Goal -> Without the pictures, write out all the lines below exactly as they appear.

Dataset extract ->
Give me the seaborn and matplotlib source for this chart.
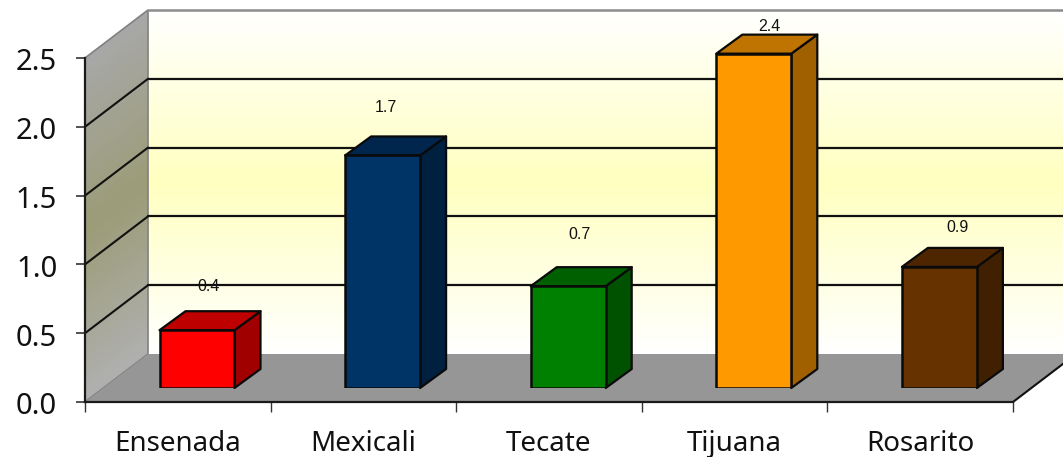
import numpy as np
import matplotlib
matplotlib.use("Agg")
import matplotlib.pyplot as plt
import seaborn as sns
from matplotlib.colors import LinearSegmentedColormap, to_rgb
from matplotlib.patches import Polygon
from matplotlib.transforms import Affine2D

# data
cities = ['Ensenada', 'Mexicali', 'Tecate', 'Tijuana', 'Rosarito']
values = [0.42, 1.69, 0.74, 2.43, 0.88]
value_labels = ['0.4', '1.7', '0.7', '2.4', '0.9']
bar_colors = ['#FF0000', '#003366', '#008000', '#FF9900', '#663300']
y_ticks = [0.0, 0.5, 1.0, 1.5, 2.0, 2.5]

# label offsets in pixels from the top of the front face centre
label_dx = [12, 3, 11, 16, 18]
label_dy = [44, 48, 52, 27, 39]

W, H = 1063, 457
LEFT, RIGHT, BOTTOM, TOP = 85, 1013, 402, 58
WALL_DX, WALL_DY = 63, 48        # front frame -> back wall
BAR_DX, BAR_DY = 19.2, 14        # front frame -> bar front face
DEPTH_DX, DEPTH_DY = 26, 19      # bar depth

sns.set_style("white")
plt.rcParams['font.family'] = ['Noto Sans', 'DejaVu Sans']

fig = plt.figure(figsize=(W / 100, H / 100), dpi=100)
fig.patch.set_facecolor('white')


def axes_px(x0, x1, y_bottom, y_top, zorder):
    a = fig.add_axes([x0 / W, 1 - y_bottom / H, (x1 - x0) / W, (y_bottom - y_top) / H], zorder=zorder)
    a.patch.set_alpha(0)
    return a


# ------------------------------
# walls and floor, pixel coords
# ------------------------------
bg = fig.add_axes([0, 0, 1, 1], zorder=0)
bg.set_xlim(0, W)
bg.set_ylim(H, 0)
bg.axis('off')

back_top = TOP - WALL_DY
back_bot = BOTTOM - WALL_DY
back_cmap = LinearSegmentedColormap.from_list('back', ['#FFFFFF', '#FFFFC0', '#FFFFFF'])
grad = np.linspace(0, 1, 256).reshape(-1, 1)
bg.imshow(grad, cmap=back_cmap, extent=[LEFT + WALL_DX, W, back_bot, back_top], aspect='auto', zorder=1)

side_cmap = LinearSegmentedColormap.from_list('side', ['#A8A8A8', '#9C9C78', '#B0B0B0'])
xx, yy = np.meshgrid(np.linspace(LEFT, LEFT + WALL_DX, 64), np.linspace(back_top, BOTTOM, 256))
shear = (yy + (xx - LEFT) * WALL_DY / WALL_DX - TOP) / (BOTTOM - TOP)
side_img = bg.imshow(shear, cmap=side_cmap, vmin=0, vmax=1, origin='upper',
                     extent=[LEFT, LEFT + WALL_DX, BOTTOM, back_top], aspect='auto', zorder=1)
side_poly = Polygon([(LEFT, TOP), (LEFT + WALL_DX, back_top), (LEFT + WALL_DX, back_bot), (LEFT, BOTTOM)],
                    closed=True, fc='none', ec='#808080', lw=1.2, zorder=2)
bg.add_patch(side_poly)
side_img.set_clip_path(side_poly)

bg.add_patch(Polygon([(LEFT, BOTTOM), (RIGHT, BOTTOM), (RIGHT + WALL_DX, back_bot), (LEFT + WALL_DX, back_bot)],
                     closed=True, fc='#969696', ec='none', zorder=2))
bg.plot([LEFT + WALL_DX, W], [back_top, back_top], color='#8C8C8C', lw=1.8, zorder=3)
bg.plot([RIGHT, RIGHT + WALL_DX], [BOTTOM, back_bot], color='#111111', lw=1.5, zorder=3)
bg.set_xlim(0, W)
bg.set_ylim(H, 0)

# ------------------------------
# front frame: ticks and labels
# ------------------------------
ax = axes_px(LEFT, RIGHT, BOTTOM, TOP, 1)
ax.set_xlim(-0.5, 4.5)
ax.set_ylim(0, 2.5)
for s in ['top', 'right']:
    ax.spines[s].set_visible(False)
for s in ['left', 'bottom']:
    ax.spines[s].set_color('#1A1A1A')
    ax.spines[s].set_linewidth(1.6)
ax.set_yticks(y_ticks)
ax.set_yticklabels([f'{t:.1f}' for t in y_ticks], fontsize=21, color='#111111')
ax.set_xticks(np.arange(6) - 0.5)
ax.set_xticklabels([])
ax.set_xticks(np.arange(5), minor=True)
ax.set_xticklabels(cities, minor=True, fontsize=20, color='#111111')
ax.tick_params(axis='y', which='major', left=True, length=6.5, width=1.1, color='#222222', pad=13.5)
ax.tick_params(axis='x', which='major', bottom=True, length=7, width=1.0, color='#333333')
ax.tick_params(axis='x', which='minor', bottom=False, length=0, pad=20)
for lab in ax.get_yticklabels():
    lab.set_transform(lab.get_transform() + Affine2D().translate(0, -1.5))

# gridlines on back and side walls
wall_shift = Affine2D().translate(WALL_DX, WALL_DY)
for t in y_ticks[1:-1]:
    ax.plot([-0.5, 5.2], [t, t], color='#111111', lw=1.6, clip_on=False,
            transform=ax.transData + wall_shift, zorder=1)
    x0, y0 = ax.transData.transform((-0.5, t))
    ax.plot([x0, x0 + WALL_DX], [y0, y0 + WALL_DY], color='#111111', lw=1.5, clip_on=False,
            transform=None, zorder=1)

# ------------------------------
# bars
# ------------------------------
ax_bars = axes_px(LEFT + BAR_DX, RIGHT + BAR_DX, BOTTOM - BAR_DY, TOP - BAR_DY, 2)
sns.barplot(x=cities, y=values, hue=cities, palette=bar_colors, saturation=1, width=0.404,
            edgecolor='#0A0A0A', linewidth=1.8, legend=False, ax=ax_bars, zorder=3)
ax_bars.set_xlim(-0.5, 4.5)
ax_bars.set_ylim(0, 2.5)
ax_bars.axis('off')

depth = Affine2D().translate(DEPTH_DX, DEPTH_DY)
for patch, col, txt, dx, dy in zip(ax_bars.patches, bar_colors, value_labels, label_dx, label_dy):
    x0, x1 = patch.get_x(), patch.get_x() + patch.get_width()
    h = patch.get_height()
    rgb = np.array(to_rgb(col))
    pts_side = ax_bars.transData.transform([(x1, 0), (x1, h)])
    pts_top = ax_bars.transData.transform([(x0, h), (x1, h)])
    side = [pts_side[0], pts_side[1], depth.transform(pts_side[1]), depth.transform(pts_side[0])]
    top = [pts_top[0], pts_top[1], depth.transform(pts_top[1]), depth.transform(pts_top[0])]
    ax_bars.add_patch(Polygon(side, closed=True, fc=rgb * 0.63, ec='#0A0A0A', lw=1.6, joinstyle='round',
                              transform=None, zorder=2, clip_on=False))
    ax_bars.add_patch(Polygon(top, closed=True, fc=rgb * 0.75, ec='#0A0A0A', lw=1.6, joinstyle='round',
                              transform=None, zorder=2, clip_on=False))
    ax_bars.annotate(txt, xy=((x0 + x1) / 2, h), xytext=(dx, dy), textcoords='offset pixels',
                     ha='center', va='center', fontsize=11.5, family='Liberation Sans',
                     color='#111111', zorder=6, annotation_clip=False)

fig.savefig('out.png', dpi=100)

Solution to this problem ->
Give me the seaborn and matplotlib source for this chart.
import numpy as np
import matplotlib
matplotlib.use("Agg")
import matplotlib.pyplot as plt
import seaborn as sns
from matplotlib.colors import LinearSegmentedColormap, to_rgb
from matplotlib.patches import Polygon
from matplotlib.transforms import Affine2D

# data
cities = ['Ensenada', 'Mexicali', 'Tecate', 'Tijuana', 'Rosarito']
values = [0.42, 1.69, 0.74, 2.43, 0.88]
value_labels = ['0.4', '1.7', '0.7', '2.4', '0.9']
bar_colors = ['#FF0000', '#003366', '#008000', '#FF9900', '#663300']
y_ticks = [0.0, 0.5, 1.0, 1.5, 2.0, 2.5]

# label offsets in pixels from the top of the front face centre
label_dx = [12, 3, 11, 16, 18]
label_dy = [44, 48, 52, 27, 39]

W, H = 1063, 457
LEFT, RIGHT, BOTTOM, TOP = 85, 1013, 402, 58
WALL_DX, WALL_DY = 63, 48        # front frame -> back wall
BAR_DX, BAR_DY = 19.2, 14        # front frame -> bar front face
DEPTH_DX, DEPTH_DY = 26, 19      # bar depth

sns.set_style("white")
plt.rcParams['font.family'] = ['Noto Sans', 'DejaVu Sans']

fig = plt.figure(figsize=(W / 100, H / 100), dpi=100)
fig.patch.set_facecolor('white')


def axes_px(x0, x1, y_bottom, y_top, zorder):
    a = fig.add_axes([x0 / W, 1 - y_bottom / H, (x1 - x0) / W, (y_bottom - y_top) / H], zorder=zorder)
    a.patch.set_alpha(0)
    return a


# ------------------------------
# walls and floor, pixel coords
# ------------------------------
bg = fig.add_axes([0, 0, 1, 1], zorder=0)
bg.set_xlim(0, W)
bg.set_ylim(H, 0)
bg.axis('off')

back_top = TOP - WALL_DY
back_bot = BOTTOM - WALL_DY
back_cmap = LinearSegmentedColormap.from_list('back', ['#FFFFFF', '#FFFFC0', '#FFFFFF'])
grad = np.linspace(0, 1, 256).reshape(-1, 1)
bg.imshow(grad, cmap=back_cmap, extent=[LEFT + WALL_DX, W, back_bot, back_top], aspect='auto', zorder=1)

side_cmap = LinearSegmentedColormap.from_list('side', ['#A8A8A8', '#9C9C78', '#B0B0B0'])
xx, yy = np.meshgrid(np.linspace(LEFT, LEFT + WALL_DX, 64), np.linspace(back_top, BOTTOM, 256))
shear = (yy + (xx - LEFT) * WALL_DY / WALL_DX - TOP) / (BOTTOM - TOP)
side_img = bg.imshow(shear, cmap=side_cmap, vmin=0, vmax=1, origin='upper',
                     extent=[LEFT, LEFT + WALL_DX, BOTTOM, back_top], aspect='auto', zorder=1)
side_poly = Polygon([(LEFT, TOP), (LEFT + WALL_DX, back_top), (LEFT + WALL_DX, back_bot), (LEFT, BOTTOM)],
                    closed=True, fc='none', ec='#808080', lw=1.2, zorder=2)
bg.add_patch(side_poly)
side_img.set_clip_path(side_poly)

bg.add_patch(Polygon([(LEFT, BOTTOM), (RIGHT, BOTTOM), (RIGHT + WALL_DX, back_bot), (LEFT + WALL_DX, back_bot)],
                     closed=True, fc='#969696', ec='none', zorder=2))
bg.plot([LEFT + WALL_DX, W], [back_top, back_top], color='#8C8C8C', lw=1.8, zorder=3)
bg.plot([RIGHT, RIGHT + WALL_DX], [BOTTOM, back_bot], color='#111111', lw=1.5, zorder=3)
bg.set_xlim(0, W)
bg.set_ylim(H, 0)

# ------------------------------
# front frame: ticks and labels
# ------------------------------
ax = axes_px(LEFT, RIGHT, BOTTOM, TOP, 1)
ax.set_xlim(-0.5, 4.5)
ax.set_ylim(0, 2.5)
for s in ['top', 'right']:
    ax.spines[s].set_visible(False)
for s in ['left', 'bottom']:
    ax.spines[s].set_color('#1A1A1A')
    ax.spines[s].set_linewidth(1.6)
ax.set_yticks(y_ticks)
ax.set_yticklabels([f'{t:.1f}' for t in y_ticks], fontsize=21, color='#111111')
ax.set_xticks(np.arange(6) - 0.5)
ax.set_xticklabels([])
ax.set_xticks(np.arange(5), minor=True)
ax.set_xticklabels(cities, minor=True, fontsize=20, color='#111111')
ax.tick_params(axis='y', which='major', left=True, length=6.5, width=1.1, color='#222222', pad=13.5)
ax.tick_params(axis='x', which='major', bottom=True, length=7, width=1.0, color='#333333')
ax.tick_params(axis='x', which='minor', bottom=False, length=0, pad=20)
for lab in ax.get_yticklabels():
    lab.set_transform(lab.get_transform() + Affine2D().translate(0, -1.5))

# gridlines on back and side walls
wall_shift = Affine2D().translate(WALL_DX, WALL_DY)
for t in y_ticks[1:-1]:
    ax.plot([-0.5, 5.2], [t, t], color='#111111', lw=1.6, clip_on=False,
            transform=ax.transData + wall_shift, zorder=1)
    x0, y0 = ax.transData.transform((-0.5, t))
    ax.plot([x0, x0 + WALL_DX], [y0, y0 + WALL_DY], color='#111111', lw=1.5, clip_on=False,
            transform=None, zorder=1)

# ------------------------------
# bars
# ------------------------------
ax_bars = axes_px(LEFT + BAR_DX, RIGHT + BAR_DX, BOTTOM - BAR_DY, TOP - BAR_DY, 2)
sns.barplot(x=cities, y=values, hue=cities, palette=bar_colors, saturation=1, width=0.404,
            edgecolor='#0A0A0A', linewidth=1.8, legend=False, ax=ax_bars, zorder=3)
ax_bars.set_xlim(-0.5, 4.5)
ax_bars.set_ylim(0, 2.5)
ax_bars.axis('off')

depth = Affine2D().translate(DEPTH_DX, DEPTH_DY)
for patch, col, txt, dx, dy in zip(ax_bars.patches, bar_colors, value_labels, label_dx, label_dy):
    x0, x1 = patch.get_x(), patch.get_x() + patch.get_width()
    h = patch.get_height()
    rgb = np.array(to_rgb(col))
    pts_side = ax_bars.transData.transform([(x1, 0), (x1, h)])
    pts_top = ax_bars.transData.transform([(x0, h), (x1, h)])
    side = [pts_side[0], pts_side[1], depth.transform(pts_side[1]), depth.transform(pts_side[0])]
    top = [pts_top[0], pts_top[1], depth.transform(pts_top[1]), depth.transform(pts_top[0])]
    ax_bars.add_patch(Polygon(side, closed=True, fc=rgb * 0.63, ec='#0A0A0A', lw=1.6, joinstyle='round',
                              transform=None, zorder=2, clip_on=False))
    ax_bars.add_patch(Polygon(top, closed=True, fc=rgb * 0.75, ec='#0A0A0A', lw=1.6, joinstyle='round',
                              transform=None, zorder=2, clip_on=False))
    ax_bars.annotate(txt, xy=((x0 + x1) / 2, h), xytext=(dx, dy), textcoords='offset pixels',
                     ha='center', va='center', fontsize=11.5, family='Liberation Sans',
                     color='#111111', zorder=6, annotation_clip=False)

fig.savefig('out.png', dpi=100)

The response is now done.